Leede Jones Gable initiated coverage of CareRx (TSX:CRRX) with a “buy” rating and one-year price target of $6.50 (Canadian). The stock was quoted at $3.75, up 26 cents, near mid-day on Dec. 15.
CareRx, formerly known as Centric Health, is a long-term care pharmacy (LTC Rx) services provider, with a focus on pharmaceutical distribution services to eldercare facilities. These facilities are mostly in Ontario, Alberta, and British Columbia, where various flagship acquisitions were centralized at the time of acquisition, writes analyst Doug Loe, Ph.D.
Dr. Loe said the company’s balance sheet challenges have been largely resolved through divesting non-LTC Rx businesses.
“There was justification in our view for assuming that Centric/CareRx could have generated operational synergies across multiple healthcare services silos,” he added. “But the debt burden endured by the firm through financing its acquisition strategy became an independent risk factor for the firm that required its own remedial action.”
Dr. Loe said the acquisition/divestiture historic summary is irrelevant to the firm’s operational focus on LTC Rx. But it does provide some context not just for CareRx’s operational history, but also for the financial history that motivated divestiture of those businesses despite their revenue/EBITDA growth trajectory at the time.

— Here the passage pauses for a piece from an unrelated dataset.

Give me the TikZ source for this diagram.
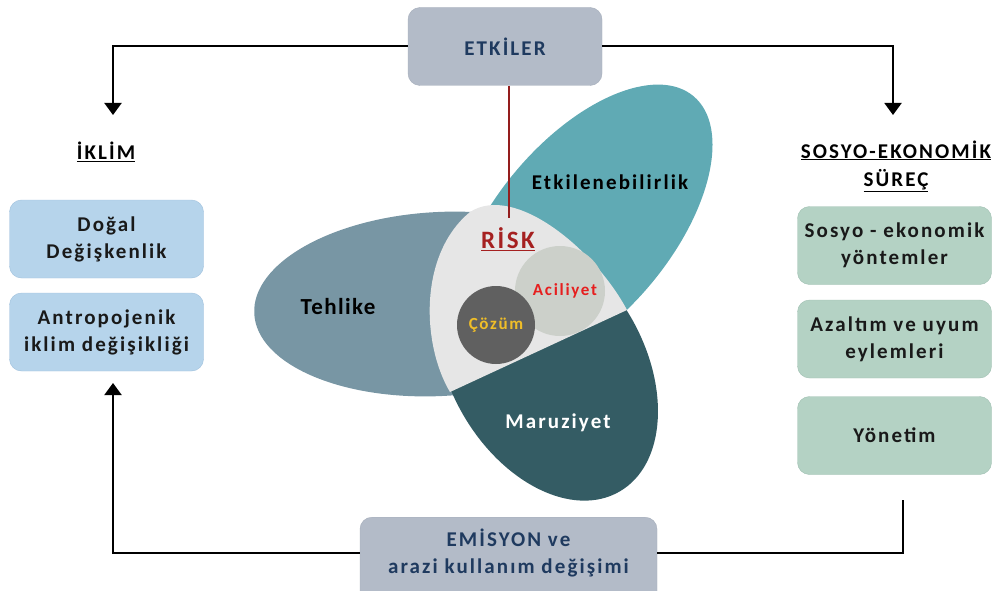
\documentclass[tikz,border=0pt]{standalone}
\usepackage{fontspec}
\setmainfont{Carlito}
\newfontfamily\widefont{Carlito}[LetterSpace=10]
\newfontfamily\tightfont{Carlito}[LetterSpace=6]
\usetikzlibrary{arrows.meta}

% Colours
\definecolor{boxgray}{HTML}{B3BBC8}
\definecolor{boxgrayedge}{HTML}{A6AEBB}
\definecolor{climblue}{HTML}{B6D4EB}
\definecolor{climedge}{HTML}{9FC0DC}
\definecolor{procgreen}{HTML}{B4D2C4}
\definecolor{procedge}{HTML}{A0C0B2}
\definecolor{navytext}{HTML}{1F3A5F}
\definecolor{hazardcol}{HTML}{7896A4}
\definecolor{vulncol}{HTML}{60AAB4}
\definecolor{exposcol}{HTML}{345C64}
\definecolor{riskfill}{HTML}{E6E6E6}
\definecolor{urgencyfill}{HTML}{CCD0CA}
\definecolor{solutionfill}{HTML}{606060}
\definecolor{riskred}{HTML}{A52020}
\definecolor{urgencyred}{HTML}{E61E1E}
\definecolor{solutiongold}{HTML}{F0BE28}

\tikzset{
  flowbox/.style={rounded corners=12pt, align=center, inner sep=0pt,
    minimum width=194pt, minimum height=78pt,
    font=\widefont\bfseries\fontsize{21}{27}\selectfont},
  topbox/.style={flowbox, draw=boxgrayedge, fill=boxgray, text=navytext},
  climbox/.style={flowbox, draw=climedge, fill=climblue, text=black!90},
  procbox/.style={flowbox, draw=procedge, fill=procgreen, text=black!90},
  heading/.style={align=center, font=\widefont\bfseries\fontsize{21}{28}\selectfont},
  petal/.style={font=\widefont\bfseries\fontsize{21}{24}\selectfont},
  flowline/.style={line width=2pt, black},
  flowarrow/.style={flowline, -{Triangle[width=17pt,length=12pt]}},
}

\begin{document}
\begin{tikzpicture}[x=1pt,y=-1pt]
  \useasboundingbox (0,0) rectangle (998,591);
  \clip (0,0) rectangle (998,591);

  % Petals of the risk diagram
  \fill[hazardcol, rotate around={3:(440,304)}] (440,304) ellipse [x radius=186, y radius=92];
  \fill[vulncol, rotate around={50:(583,228)}] (583,228) ellipse [x radius=172, y radius=88];
  \fill[exposcol, rotate around={-60:(547,366)}] (547,366) ellipse [x radius=145, y radius=97];

  % Overlap region
  \fill[riskfill] (627,310) -- (450,392)
    .. controls (422,345) and (418,255) .. (470,212)
    .. controls (515,183) and (595,250) .. (627,310) -- cycle;

  % Circles inside the overlap
  \node[circle, fill=urgencyfill, minimum size=90pt, inner sep=0pt,
    font=\widefont\bfseries\fontsize{17}{20}\selectfont, text=urgencyred] (aciliyet) at (560,291) {\hspace*{10pt}Aciliyet};
  \node[circle, fill=solutionfill, minimum size=78pt, inner sep=0pt,
    font=\widefont\bfseries\fontsize{17}{20}\selectfont, text=solutiongold] (cozum) at (496,325) {Çözüm};

  % Petal labels
  \node[petal, font=\tightfont\bfseries\fontsize{23}{26}\selectfont] (tehlike) at (338,307) {Tehlike};
  \node[petal] (etkilen) at (610,182) {Etkilenebilirlik};
  \node[petal, text=white] (maruz) at (558,423) {Maruziyet};
  \node[font=\widefont\bfseries\fontsize{25}{28}\selectfont, text=riskred] (risk) at (508,239) {\underline{RİSK}};

  % Boxes
  \node[topbox] (etkiler) at (505,46.5) {ETKİLER};
  \node[climbox] (dogal) at (106.5,239) {Doğal\\Değişkenlik};
  \node[climbox] (antro) at (106.5,332) {Antropojenik\\iklim değişikliği};
  \node[procbox] (yontem) at (894.5,245.5) {Sosyo - ekonomik\\yöntemler};
  \node[procbox] (azaltim) at (894.5,339) {Azaltım ve uyum\\eylemleri};
  \node[procbox] (yonetim) at (894.5,435.5) {Yönetim};
  \node[topbox, minimum width=297pt, minimum height=100pt, anchor=north] (emisyon) at (508.5,517) {};
  \node[align=center, text=navytext, font=\widefont\bfseries\fontsize{21}{27}\selectfont] (emistext) at (508.5,553) {EMİSYON ve\\arazi kullanım değişimi};

  % Headings
  \node[heading] (iklim) at (106,152) {\underline{İKLİM}};
  \node[heading] (surec) at (896,166) {\underline{SOSYO-EKONOMİK}\\\underline{SÜREÇ}};

  % Connector ends
  \coordinate (climtip) at (113,115);
  \coordinate (proctip) at (893,115);
  \coordinate (antrotip) at (113,383);
  \coordinate (procend) at (903,500);
  \coordinate (riskend) at (509,218);

  % Connectors
  \draw[flowarrow] (etkiler.west) -| (climtip);
  \draw[flowarrow] (etkiler.east) -| (proctip);
  \draw[flowarrow] (emistext -| emisyon.west) -| (antrotip);
  \draw[flowline] (emistext -| emisyon.east) -| (procend);
  \draw[riskred!90!black, line width=2pt] (etkiler.south -| riskend) -- (riskend);
\end{tikzpicture}
\end{document}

For example, he said CareRx’s third quarter of 2020 long-term debt level, including convertible debt, is still high in absolute terms at $75.5-million, or 4.9 times total debt-to- third quarter EBITDA run-rate. “But this debt/EBITDA ratio is at the lowest level reported by the firm since the second quarter of 2017, when divested surgical services operations achieved sequentially strong EBITDA/margin,” he added.